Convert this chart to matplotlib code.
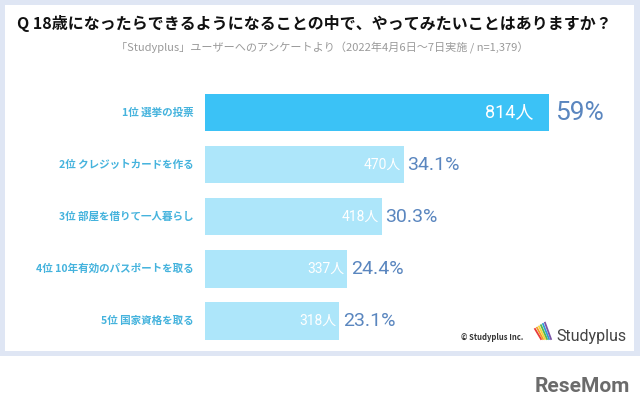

────────────────────────────────────────

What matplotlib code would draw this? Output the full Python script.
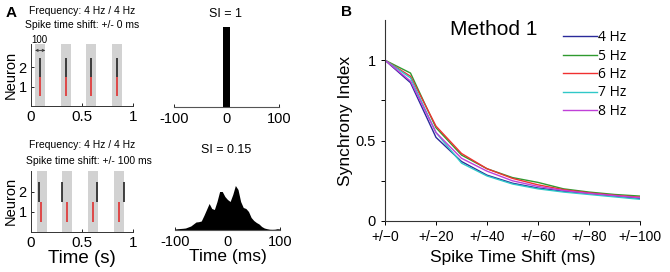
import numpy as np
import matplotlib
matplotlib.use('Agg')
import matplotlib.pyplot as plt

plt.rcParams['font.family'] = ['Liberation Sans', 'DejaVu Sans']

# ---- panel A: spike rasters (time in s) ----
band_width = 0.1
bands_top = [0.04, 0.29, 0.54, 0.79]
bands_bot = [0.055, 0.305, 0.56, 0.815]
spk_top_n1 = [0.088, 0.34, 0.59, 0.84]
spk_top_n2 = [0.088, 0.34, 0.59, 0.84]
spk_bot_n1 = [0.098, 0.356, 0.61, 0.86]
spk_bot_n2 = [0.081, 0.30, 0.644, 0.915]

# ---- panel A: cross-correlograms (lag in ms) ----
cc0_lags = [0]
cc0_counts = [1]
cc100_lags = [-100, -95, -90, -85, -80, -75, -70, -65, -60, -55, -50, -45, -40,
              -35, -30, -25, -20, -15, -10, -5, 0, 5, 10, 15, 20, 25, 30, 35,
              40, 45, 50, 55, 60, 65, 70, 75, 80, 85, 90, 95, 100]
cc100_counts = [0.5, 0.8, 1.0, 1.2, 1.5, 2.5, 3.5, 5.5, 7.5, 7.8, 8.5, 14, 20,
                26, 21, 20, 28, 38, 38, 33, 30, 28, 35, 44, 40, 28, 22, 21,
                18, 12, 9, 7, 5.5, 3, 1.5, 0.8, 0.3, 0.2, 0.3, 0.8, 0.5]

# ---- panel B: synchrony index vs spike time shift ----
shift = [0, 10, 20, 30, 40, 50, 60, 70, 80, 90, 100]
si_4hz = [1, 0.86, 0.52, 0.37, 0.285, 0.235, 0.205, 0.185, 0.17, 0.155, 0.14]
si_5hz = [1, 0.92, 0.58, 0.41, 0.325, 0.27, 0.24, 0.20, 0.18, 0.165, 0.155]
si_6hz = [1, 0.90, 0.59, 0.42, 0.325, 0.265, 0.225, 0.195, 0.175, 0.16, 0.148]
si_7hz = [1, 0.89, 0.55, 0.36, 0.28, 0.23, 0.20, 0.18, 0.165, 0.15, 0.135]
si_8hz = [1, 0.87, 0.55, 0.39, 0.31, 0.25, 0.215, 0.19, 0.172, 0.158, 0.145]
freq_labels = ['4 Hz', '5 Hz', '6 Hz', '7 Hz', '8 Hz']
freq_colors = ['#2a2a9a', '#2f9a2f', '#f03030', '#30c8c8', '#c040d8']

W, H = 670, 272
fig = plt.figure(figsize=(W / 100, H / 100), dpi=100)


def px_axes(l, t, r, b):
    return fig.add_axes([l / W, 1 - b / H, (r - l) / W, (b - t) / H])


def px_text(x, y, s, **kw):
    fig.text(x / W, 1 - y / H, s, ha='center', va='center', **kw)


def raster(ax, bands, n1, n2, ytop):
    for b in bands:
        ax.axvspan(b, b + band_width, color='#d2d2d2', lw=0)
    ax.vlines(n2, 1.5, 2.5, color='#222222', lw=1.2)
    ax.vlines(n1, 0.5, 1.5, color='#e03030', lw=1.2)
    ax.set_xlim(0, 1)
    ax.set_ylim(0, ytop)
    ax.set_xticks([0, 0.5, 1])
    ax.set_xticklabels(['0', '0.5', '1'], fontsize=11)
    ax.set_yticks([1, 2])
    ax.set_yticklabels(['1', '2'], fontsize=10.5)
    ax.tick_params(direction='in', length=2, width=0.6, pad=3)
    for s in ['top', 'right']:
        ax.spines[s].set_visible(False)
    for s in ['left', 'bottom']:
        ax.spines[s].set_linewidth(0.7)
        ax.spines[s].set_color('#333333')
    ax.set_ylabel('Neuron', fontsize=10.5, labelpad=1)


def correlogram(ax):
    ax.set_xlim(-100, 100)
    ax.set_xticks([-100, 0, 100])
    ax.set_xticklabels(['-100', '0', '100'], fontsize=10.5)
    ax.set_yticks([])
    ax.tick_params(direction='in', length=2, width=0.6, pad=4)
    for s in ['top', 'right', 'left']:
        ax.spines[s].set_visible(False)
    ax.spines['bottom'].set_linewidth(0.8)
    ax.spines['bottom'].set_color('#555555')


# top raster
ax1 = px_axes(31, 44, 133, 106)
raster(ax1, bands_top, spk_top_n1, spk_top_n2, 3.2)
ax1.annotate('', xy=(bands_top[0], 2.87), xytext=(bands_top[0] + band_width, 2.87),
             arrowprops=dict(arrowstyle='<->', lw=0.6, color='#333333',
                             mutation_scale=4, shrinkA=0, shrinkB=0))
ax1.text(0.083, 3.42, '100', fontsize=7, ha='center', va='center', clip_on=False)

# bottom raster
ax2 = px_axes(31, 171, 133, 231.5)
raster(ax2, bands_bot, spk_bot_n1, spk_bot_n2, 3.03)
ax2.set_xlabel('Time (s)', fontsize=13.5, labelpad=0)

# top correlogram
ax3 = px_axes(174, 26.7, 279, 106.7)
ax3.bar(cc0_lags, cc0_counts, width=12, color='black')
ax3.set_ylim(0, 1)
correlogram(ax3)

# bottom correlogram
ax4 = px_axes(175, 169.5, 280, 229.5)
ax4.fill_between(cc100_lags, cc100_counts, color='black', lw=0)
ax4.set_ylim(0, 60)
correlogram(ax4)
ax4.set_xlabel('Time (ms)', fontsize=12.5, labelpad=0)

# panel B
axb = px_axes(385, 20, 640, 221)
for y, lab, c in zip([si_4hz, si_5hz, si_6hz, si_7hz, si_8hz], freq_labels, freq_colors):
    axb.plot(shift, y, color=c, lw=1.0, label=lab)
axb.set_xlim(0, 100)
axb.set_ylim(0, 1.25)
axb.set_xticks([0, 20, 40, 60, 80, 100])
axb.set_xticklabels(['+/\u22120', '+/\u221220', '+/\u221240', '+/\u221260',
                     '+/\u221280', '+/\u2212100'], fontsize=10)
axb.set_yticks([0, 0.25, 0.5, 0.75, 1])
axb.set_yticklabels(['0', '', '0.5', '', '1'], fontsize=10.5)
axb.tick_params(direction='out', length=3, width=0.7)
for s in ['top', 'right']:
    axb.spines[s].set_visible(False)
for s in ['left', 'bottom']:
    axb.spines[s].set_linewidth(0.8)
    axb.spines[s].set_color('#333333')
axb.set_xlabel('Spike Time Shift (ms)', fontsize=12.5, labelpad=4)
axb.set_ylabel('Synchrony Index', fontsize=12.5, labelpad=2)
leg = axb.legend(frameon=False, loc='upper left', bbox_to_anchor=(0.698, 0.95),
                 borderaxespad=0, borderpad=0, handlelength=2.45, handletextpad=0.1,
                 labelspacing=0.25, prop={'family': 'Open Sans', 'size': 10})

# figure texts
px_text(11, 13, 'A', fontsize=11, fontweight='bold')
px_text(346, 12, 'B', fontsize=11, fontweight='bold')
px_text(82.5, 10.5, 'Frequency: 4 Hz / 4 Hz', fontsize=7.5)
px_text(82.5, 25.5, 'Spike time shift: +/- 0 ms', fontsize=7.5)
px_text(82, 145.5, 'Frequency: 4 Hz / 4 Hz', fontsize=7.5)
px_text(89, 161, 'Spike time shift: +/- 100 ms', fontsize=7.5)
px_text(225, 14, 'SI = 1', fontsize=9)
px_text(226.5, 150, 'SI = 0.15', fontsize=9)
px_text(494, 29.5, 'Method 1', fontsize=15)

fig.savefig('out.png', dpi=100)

────────────────────────────────────────

In the listing above, find the line containing "What matplotlib code" and the line containing "0.3, 0.8, 0.5]", then write out both of them and every line between, exactly, with no pictures.

▶ _EXERCISE RESULT_
What matplotlib code would draw this? Output the full Python script.
import numpy as np
import matplotlib
matplotlib.use('Agg')
import matplotlib.pyplot as plt

plt.rcParams['font.family'] = ['Liberation Sans', 'DejaVu Sans']

# ---- panel A: spike rasters (time in s) ----
band_width = 0.1
bands_top = [0.04, 0.29, 0.54, 0.79]
bands_bot = [0.055, 0.305, 0.56, 0.815]
spk_top_n1 = [0.088, 0.34, 0.59, 0.84]
spk_top_n2 = [0.088, 0.34, 0.59, 0.84]
spk_bot_n1 = [0.098, 0.356, 0.61, 0.86]
spk_bot_n2 = [0.081, 0.30, 0.644, 0.915]

# ---- panel A: cross-correlograms (lag in ms) ----
cc0_lags = [0]
cc0_counts = [1]
cc100_lags = [-100, -95, -90, -85, -80, -75, -70, -65, -60, -55, -50, -45, -40,
              -35, -30, -25, -20, -15, -10, -5, 0, 5, 10, 15, 20, 25, 30, 35,
              40, 45, 50, 55, 60, 65, 70, 75, 80, 85, 90, 95, 100]
cc100_counts = [0.5, 0.8, 1.0, 1.2, 1.5, 2.5, 3.5, 5.5, 7.5, 7.8, 8.5, 14, 20,
                26, 21, 20, 28, 38, 38, 33, 30, 28, 35, 44, 40, 28, 22, 21,
                18, 12, 9, 7, 5.5, 3, 1.5, 0.8, 0.3, 0.2, 0.3, 0.8, 0.5]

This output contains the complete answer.